The best ‘natural’ cold remedies you should buy now

Best natural cold remedies
Supplements may be an effective way to treat a cold - dragana991

Vitamin C or echinacea are traditional cold remedies that may have been given to you by your parents when you were younger. But it turns out that supplements may actually be an effective way to treat a cold, according to a 2021 review that looked at the efficacy of zinc.

The research, published by BMJ Open, surveyed studies and found that zinc supplements might help to prevent and shorten colds and flu.

So could minerals and other “natural” remedies be effective at treating a cold? We take a look at the evidence below.

Best natural cold cures to stock up on


The authors of the report surveyed zinc supplements taken as tablets or mouth sprays and found that they may help to shorten the length of a cold by an average of two days. By reviewing 28 studies involving nearly 5,500 people, the researchers found evidence to suggest that taking zinc could also reduce the risk of catching a cold in the first place.

They concluded that zinc might be a suitable option that doctors could recommend when patients ask for unnecessary antibiotics, which carry considerable risks and offer no benefit for viral infections.

How zinc might help to treat colds is not yet known, but a separate 2013 study from the Ohio State University suggested that the mineral may help to regulate the immune system and stop it going into overdrive.

However, what’s known about zinc is still preliminary, and researchers do not yet know the optimum dose to take to help your immune system. The NHS advises not to take more than 25mg of zinc a day, as high amounts of the mineral can reduce the amount of copper that the body can absorb, leading to anaemia and weakening your bones.

One of the best dietary sources of zinc is shellfish: your daily recommended intake can be provided with just two oysters. It is also found in grains, milk and meat.

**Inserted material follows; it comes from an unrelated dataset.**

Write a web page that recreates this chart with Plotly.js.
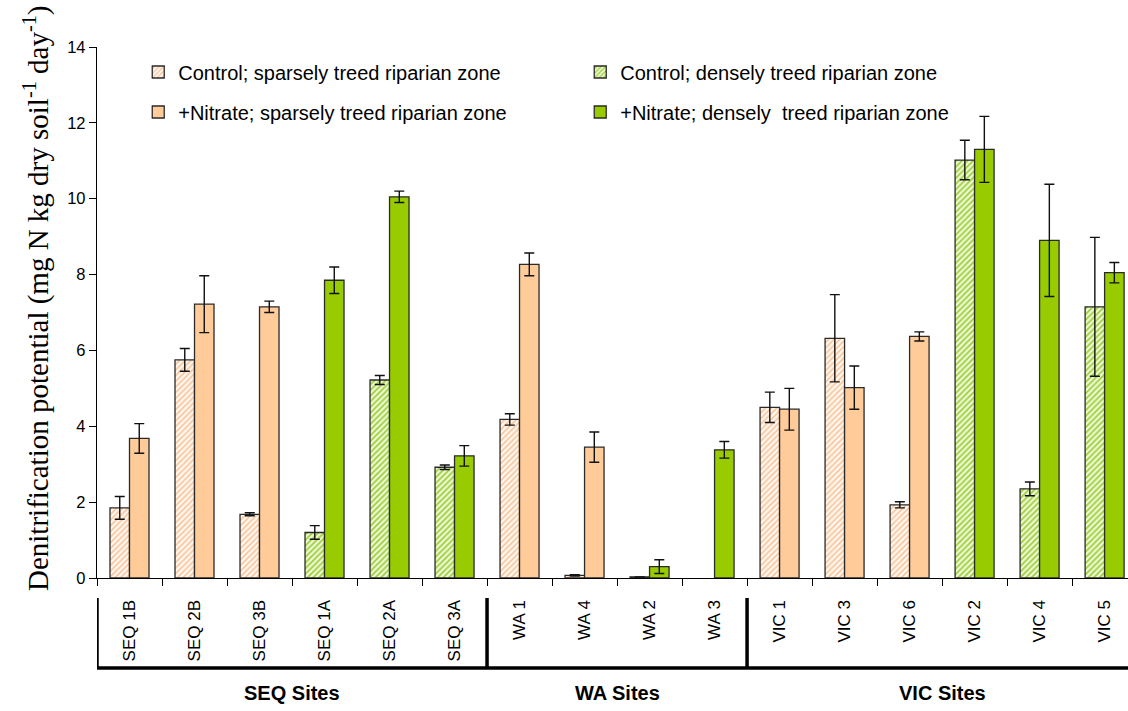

Best natural cold remedies
Your daily recommended intake of zinc can be provided with just two oysters - Kyoko Uchida/Alamy Stock Photo

Vitamin C

Evidence shows that a vitamin C supplement may help to fight colds and flu, in certain circumstances. The vitamin is crucial to the proper functioning of your immune system but is easy to obtain through diet, given it is found in abundance in fruits and vegetables, meaning that few people could benefit from taking more in a supplement.

However, an exception to this is people in situations of high physical stress. A review from 2017, which looked at marathon runners, soldiers doing sub-Arctic exercises and skiers, found that vitamin C supplements could cut the risk of colds or flu in half. “Vitamin C can be used both as a precautionary measure and as a therapeutic treatment in strengthening the body’s defences,” says Dr Harald Stossier, the director of the exclusive Vivamayr Maria Worth health clinic in Austria. “If taken early enough, it can even prevent a virus-induced cytokine storm.”

Vitamin D

After much hype over the course of the coronavirus pandemic, we may now be more aware of the importance of vitamin D for your immune system. A 2017 British survey found that vitamin D supplements could halve your risk of getting a cold or flu. It was particularly beneficial for people with a pre-existing vitamin D deficiency.

The NHS recommends that everyone in the UK, including children, take a vitamin D supplement from October to April each year. They recommend a dose of 10 micrograms a day, with no more than 100 micrograms for adults and 50 micrograms for children aged 10 and under.

Given the added benefit of vitamin D for building healthy bones, they also recommend a supplement all year round for children aged between one and four. Babies under one should also be given vitamin D if they are breastfed, or if they have less than 500ml of formula a day.


Several studies have found that honey can be used to help treat coughs and sore throats, including an Oxford review from 2020, which stated that it is “superior” to conventional treatments. The survey found evidence to suggest that honey can help to reduce the amount of coughing and its severity compared to other treatments or placebos. It could even help to reduce the length of symptoms by a day or two.

The study didn’t look into the best way to consume honey, but a traditional cold cure mixes a teaspoon of it with lemon juice and hot water to make a soothing drink.

Why honey is beneficial isn’t yet fully known by scientists, but it has been used as a medicine for thousands of years. It has antimicrobial properties, which could be helping to fight the cause of infection, or it could be due to the small amounts of antioxidants and minerals that it contains.

Remember that honey is not suitable for children under one due to the risk of botulism.

This article has been updated with the latest advice.